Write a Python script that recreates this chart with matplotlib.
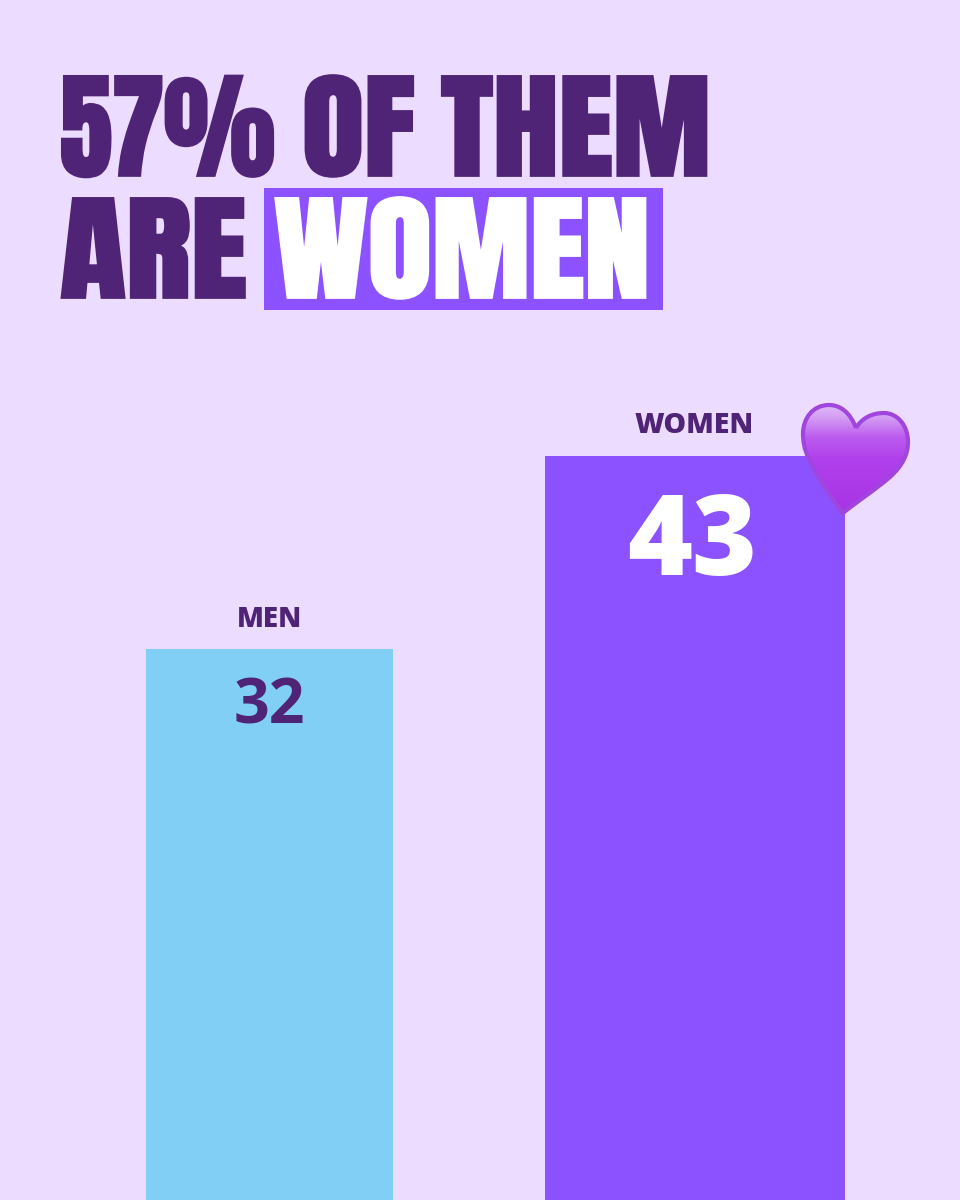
import matplotlib
matplotlib.use("Agg")
import matplotlib.pyplot as plt
import matplotlib.patheffects as pe
from matplotlib.colors import LinearSegmentedColormap
from matplotlib.path import Path
from matplotlib.patches import PathPatch, Rectangle
from matplotlib.transforms import Affine2D
import numpy as np

# values from the picture
groups = ["MEN", "WOMEN"]
counts = [32, 43]
bar_colors = ["#82CFF5", "#8C52FF"]
value_colors = ["#4F2376", "#FFFFFF"]

BG = "#ECDCFF"
DARK = "#4F2376"
PURPLE = "#8C52FF"

fig = plt.figure(figsize=(9.6, 12), dpi=100, facecolor=BG)

# bars, the baseline sits just under the bottom edge of the image
ax = fig.add_axes([0, 0, 1, 1])
ax.set_xlim(0, 960)
ax.set_ylim(0.57, 69.0)
ax.axis("off")
ax.bar([269.5, 695], counts, width=[247, 300], color=bar_colors)

# overlay in pixels for the text and the heart
ov = fig.add_axes([0, 0, 1, 1])
ov.set_xlim(0, 960)
ov.set_ylim(1200, 0)
ov.axis("off")
ov.patch.set_alpha(0)


class Widen(pe.AbstractPathEffect):
    # stretch text sideways around x0 and fatten it a bit
    def __init__(self, sx, x0, lw):
        super().__init__()
        self.sx, self.x0, self.lw = sx, x0, lw

    def draw_path(self, renderer, gc, tpath, affine, rgbFace=None):
        wide = affine + Affine2D().translate(-self.x0, 0).scale(self.sx, 1).translate(self.x0, 0)
        gc0 = renderer.new_gc()
        gc0.copy_properties(gc)
        gc0.set_foreground(rgbFace)
        gc0.set_linewidth(self.lw)
        gc0.set_joinstyle("miter")
        renderer.draw_path(gc0, tpath, wide, rgbFace)
        gc0.restore()


def heavy(left, right, y, s, color):
    t = ov.text(left, y, s, color=color, fontsize=83,
                family=["Anton", "DejaVu Sans"], ha="left", va="baseline")
    bb = t.get_window_extent(fig.canvas.get_renderer())
    t.set_path_effects([Widen((right - left) / bb.width, left, 2.0)])
    return t


heavy(60, 275, 175.5, "57%", DARK)
heavy(302, 415, 175.5, "OF", DARK)
heavy(441, 711, 175.5, "THEM", DARK)
ov.add_patch(Rectangle((264, 188), 399, 122, color=PURPLE, lw=0))
heavy(60, 247, 297.5, "ARE", DARK)
heavy(274, 650, 297.5, "WOMEN", "white")

font = ["Open Sans", "DejaVu Sans"]
ov.text(269.5, 627, groups[0], color=DARK, fontsize=20, fontweight=900,
        family=font, ha="center", va="baseline")
ov.text(694.5, 433, groups[1], color=DARK, fontsize=20.5, fontweight=900,
        family=font, ha="center", va="baseline")
ov.text(269.5, 723, str(counts[0]), color=value_colors[0], fontsize=45,
        fontweight="bold", family=font, ha="center", va="baseline")
ov.text(692, 575, str(counts[1]), color=value_colors[1], fontsize=80,
        fontweight=900, family=font, ha="center", va="baseline")

# heart
C4 = Path.CURVE4
heart = Path(
    [(856, 428),
     (850, 412), (840, 405), (829, 405),
     (813, 405), (803, 418), (803, 434),
     (803, 448), (808, 458), (813, 467),
     (822, 484), (835, 502), (843, 513),
     (855, 503), (875, 490), (890, 477),
     (902, 466), (908, 455), (908, 442),
     (908, 425), (897, 413), (884, 413),
     (872, 413), (862, 418), (856, 428)],
    [Path.MOVETO] + [C4] * 24)
cmap = LinearSegmentedColormap.from_list(
    "heart", [(0, "#E0BCF7"), (0.12, "#D59FF4"), (0.3, "#BC5CEE"),
              (0.5, "#B040EB"), (1, "#A833E5")])
shade = np.linspace(0, 1, 128).reshape(-1, 1)
im = ov.imshow(shade, extent=(800, 912, 516, 403), cmap=cmap, aspect="auto",
               interpolation="bilinear", zorder=4)
edge = PathPatch(heart, facecolor="none", edgecolor="#A045DE", lw=3, zorder=5)
ov.add_patch(edge)
im.set_clip_path(edge)
ov.set_xlim(0, 960)
ov.set_ylim(1200, 0)

fig.savefig("out.png", dpi=100, facecolor=BG)
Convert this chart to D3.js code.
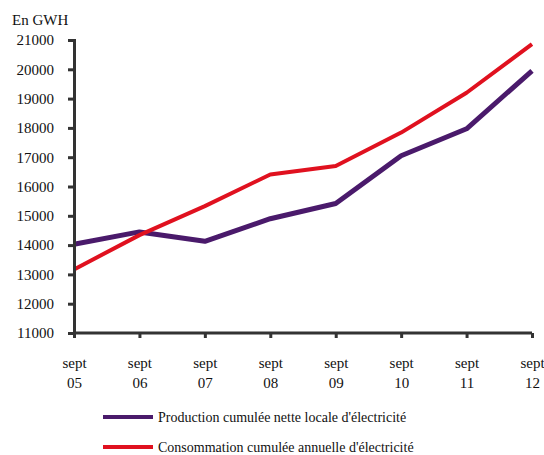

____

Using the material above, return every line exactly as it appears, minus the pictures.

Write a Python script that recreates this chart with matplotlib.
import matplotlib
matplotlib.use("Agg")
import matplotlib.pyplot as plt
import matplotlib.patheffects as pe
from matplotlib.colors import LinearSegmentedColormap
from matplotlib.path import Path
from matplotlib.patches import PathPatch, Rectangle
from matplotlib.transforms import Affine2D
import numpy as np

# values from the picture
groups = ["MEN", "WOMEN"]
counts = [32, 43]
bar_colors = ["#82CFF5", "#8C52FF"]
value_colors = ["#4F2376", "#FFFFFF"]

BG = "#ECDCFF"
DARK = "#4F2376"
PURPLE = "#8C52FF"

fig = plt.figure(figsize=(9.6, 12), dpi=100, facecolor=BG)

# bars, the baseline sits just under the bottom edge of the image
ax = fig.add_axes([0, 0, 1, 1])
ax.set_xlim(0, 960)
ax.set_ylim(0.57, 69.0)
ax.axis("off")
ax.bar([269.5, 695], counts, width=[247, 300], color=bar_colors)

# overlay in pixels for the text and the heart
ov = fig.add_axes([0, 0, 1, 1])
ov.set_xlim(0, 960)
ov.set_ylim(1200, 0)
ov.axis("off")
ov.patch.set_alpha(0)


class Widen(pe.AbstractPathEffect):
    # stretch text sideways around x0 and fatten it a bit
    def __init__(self, sx, x0, lw):
        super().__init__()
        self.sx, self.x0, self.lw = sx, x0, lw

    def draw_path(self, renderer, gc, tpath, affine, rgbFace=None):
        wide = affine + Affine2D().translate(-self.x0, 0).scale(self.sx, 1).translate(self.x0, 0)
        gc0 = renderer.new_gc()
        gc0.copy_properties(gc)
        gc0.set_foreground(rgbFace)
        gc0.set_linewidth(self.lw)
        gc0.set_joinstyle("miter")
        renderer.draw_path(gc0, tpath, wide, rgbFace)
        gc0.restore()


def heavy(left, right, y, s, color):
    t = ov.text(left, y, s, color=color, fontsize=83,
                family=["Anton", "DejaVu Sans"], ha="left", va="baseline")
    bb = t.get_window_extent(fig.canvas.get_renderer())
    t.set_path_effects([Widen((right - left) / bb.width, left, 2.0)])
    return t


heavy(60, 275, 175.5, "57%", DARK)
heavy(302, 415, 175.5, "OF", DARK)
heavy(441, 711, 175.5, "THEM", DARK)
ov.add_patch(Rectangle((264, 188), 399, 122, color=PURPLE, lw=0))
heavy(60, 247, 297.5, "ARE", DARK)
heavy(274, 650, 297.5, "WOMEN", "white")

font = ["Open Sans", "DejaVu Sans"]
ov.text(269.5, 627, groups[0], color=DARK, fontsize=20, fontweight=900,
        family=font, ha="center", va="baseline")
ov.text(694.5, 433, groups[1], color=DARK, fontsize=20.5, fontweight=900,
        family=font, ha="center", va="baseline")
ov.text(269.5, 723, str(counts[0]), color=value_colors[0], fontsize=45,
        fontweight="bold", family=font, ha="center", va="baseline")
ov.text(692, 575, str(counts[1]), color=value_colors[1], fontsize=80,
        fontweight=900, family=font, ha="center", va="baseline")

# heart
C4 = Path.CURVE4
heart = Path(
    [(856, 428),
     (850, 412), (840, 405), (829, 405),
     (813, 405), (803, 418), (803, 434),
     (803, 448), (808, 458), (813, 467),
     (822, 484), (835, 502), (843, 513),
     (855, 503), (875, 490), (890, 477),
     (902, 466), (908, 455), (908, 442),
     (908, 425), (897, 413), (884, 413),
     (872, 413), (862, 418), (856, 428)],
    [Path.MOVETO] + [C4] * 24)
cmap = LinearSegmentedColormap.from_list(
    "heart", [(0, "#E0BCF7"), (0.12, "#D59FF4"), (0.3, "#BC5CEE"),
              (0.5, "#B040EB"), (1, "#A833E5")])
shade = np.linspace(0, 1, 128).reshape(-1, 1)
im = ov.imshow(shade, extent=(800, 912, 516, 403), cmap=cmap, aspect="auto",
               interpolation="bilinear", zorder=4)
edge = PathPatch(heart, facecolor="none", edgecolor="#A045DE", lw=3, zorder=5)
ov.add_patch(edge)
im.set_clip_path(edge)
ov.set_xlim(0, 960)
ov.set_ylim(1200, 0)

fig.savefig("out.png", dpi=100, facecolor=BG)
Convert this chart to D3.js code.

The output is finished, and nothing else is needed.